Soon they were cycling uphill toward UBC, Ashley struggling to keep up with his geared bike, her opinion of him rapidly going downhill. When they reached the top, her dress was soaked in sweat.
Her quads quivering, her date then led her down a series of stairs through the woods to a pristine beach.
“But then I noticed all of these old naked dudes,” Ashley remembered.
“So he spreads out the picnic blanket and I sit down and I’m admiring the amazing mountain view to my right. When I turn to my left, I get a different view: He suddenly pulls down his pants and underwear and he’s standing there completely naked with his junk right in my face.”
Ashley did not remove her sun dress. “All I was thinking was, ‘You do not take me to Wreck Beach on our first date! This is not appealing to me as a 37-year-old woman! But hey, welcome to Vancouver, Ashley!’”
The guy’s naked ambition didn’t get him very far: Ashley never saw him again.
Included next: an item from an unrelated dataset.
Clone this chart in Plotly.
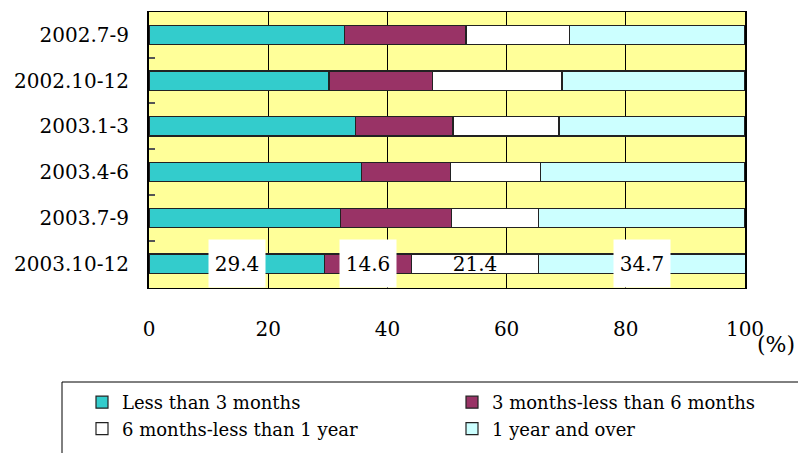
import plotly.graph_objects as go

# Quarterly breakdown of duration (%), one stacked bar per quarter
quarters = ["2002.7-9", "2002.10-12", "2003.1-3", "2003.4-6", "2003.7-9", "2003.10-12"]
less_3m = [32.8, 30.2, 34.7, 35.7, 32.1, 29.4]
m3_to_6m = [20.4, 17.3, 16.3, 14.9, 18.7, 14.6]
m6_to_1y = [17.3, 21.8, 17.8, 15.1, 14.6, 21.4]
over_1y = [29.5, 30.7, 31.2, 34.3, 34.6, 34.7]

series_names = ["Less than 3 months", "3 months-less than 6 months",
                "6 months-less than 1 year", "1 year and over"]
series_values = [less_3m, m3_to_6m, m6_to_1y, over_1y]
series_colors = ["#33CCCC", "#993366", "#FFFFFF", "#CCFFFF"]
series_legend = ["legend", "legend2", "legend", "legend2"]
x_ticks = [0, 20, 40, 60, 80, 100]

FONT = "DejaVu Serif"
W, H = 798, 453
L, R, T, B = 149, 53, 12, 165
pw, ph = W - L - R, H - T - B


def px_x(p):
    return (p - L) / pw


def px_y(p):
    return (H - B - p) / ph


fig = go.Figure()
for name, vals, col, lg in zip(series_names, series_values, series_colors, series_legend):
    fig.add_trace(go.Bar(
        y=quarters, x=vals, name=name, orientation="h",
        marker=dict(color=col, line=dict(color="#222222", width=1.2)),
        legend=lg, legendgroup=name, hoverinfo="skip",
    ))

# value labels on the latest quarter, centred in each segment;
# a white plate behind the number except on the white segment
last = quarters[-1]
start = 0.0
for vals, col in zip(series_values, series_colors):
    v = vals[-1]
    fig.add_annotation(
        x=start + v / 2, y=last, xref="x", yref="y",
        text=f"{v:.1f}", showarrow=False,
        font=dict(family=FONT, size=20, color="#000000"),
        bgcolor="rgba(0,0,0,0)" if col == "#FFFFFF" else "#FFFFFF",
        width=54, height=45,
    )
    start += v

# unit label
fig.add_annotation(
    x=px_x(776), y=px_y(344), xref="paper", yref="paper",
    xanchor="center", yanchor="middle",
    text="(%)", showarrow=False,
    font=dict(family=FONT, size=22, color="#000000"),
)

# legend frame
fig.add_shape(
    type="rect", xref="paper", yref="paper",
    x0=px_x(62), x1=px_x(820), y0=px_y(382), y1=px_y(470),
    line=dict(color="#000000", width=1), fillcolor="rgba(0,0,0,0)",
)

legend_common = dict(
    orientation="v", yanchor="top", xanchor="left",
    font=dict(family=FONT, size=18, color="#000000"),
    bgcolor="rgba(0,0,0,0)", borderwidth=0, traceorder="normal",
    tracegroupgap=9, itemwidth=30,
)

fig.update_layout(
    width=W, height=H,
    margin=dict(l=L, r=R, t=T, b=B, pad=0, autoexpand=False),
    paper_bgcolor="#FFFFFF",
    plot_bgcolor="#FFFF99",
    barmode="stack",
    bargap=0.58,
    font=dict(family=FONT, size=20, color="#000000"),
    showlegend=True,
    legend=dict(x=px_x(82), y=px_y(384), **legend_common),
    legend2=dict(x=px_x(452), y=px_y(384), **legend_common),
    xaxis=dict(
        range=[0, 100], tickvals=x_ticks, ticktext=[str(t) for t in x_ticks],
        showgrid=True, gridcolor="#000000", gridwidth=1,
        showline=True, linecolor="#000000", linewidth=1, mirror=True,
        ticks="", ticklabelstandoff=23, zeroline=False,
        tickfont=dict(family=FONT, size=20),
    ),
    yaxis=dict(
        autorange="reversed", showgrid=False,
        showline=True, linecolor="#000000", linewidth=2, mirror=True,
        ticks="inside", tickson="boundaries", ticklen=6, tickcolor="#555555",
        tickwidth=1.5, ticklabelstandoff=14,
        tickfont=dict(family=FONT, size=20),
    ),
)

fig.write_html("out.html")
Ever since, Ashley has continued her dating unabated, always looking for Vancouver’s Mr. Right. She’s been through all the stages: eager and positive to bitter and jaded, but now she says she’s in a good place. “I’m happy! Life is great!”
Her parents are well aware of her quest and Ashley’s dad even swipes through Tinder with her looking for potential matches.
Ashley’s also been fortunate. When I brought up the recent #metoo movement, she told me that while she’s had plenty of lousy, boring, go-nowhere evenings, as well as several romantic ones, on more than 200 dates, she’s never been sexually or physically abused, and has never felt threatened.
“I’m forward and I consider myself a tough, independent and strong woman,” she stated. “I let my dates know that this is who I am and this is what I’m looking for: a potential life partner who shares my interests.”
This columnist happens to know a single Vancouver guy named Colin – a middle-of-the-road, average, normal guy – who’s looking for the same thing as Ashley. They’re going on a date this weekend.
I’ll let you know how it goes. Let’s wish them all the luck, eh?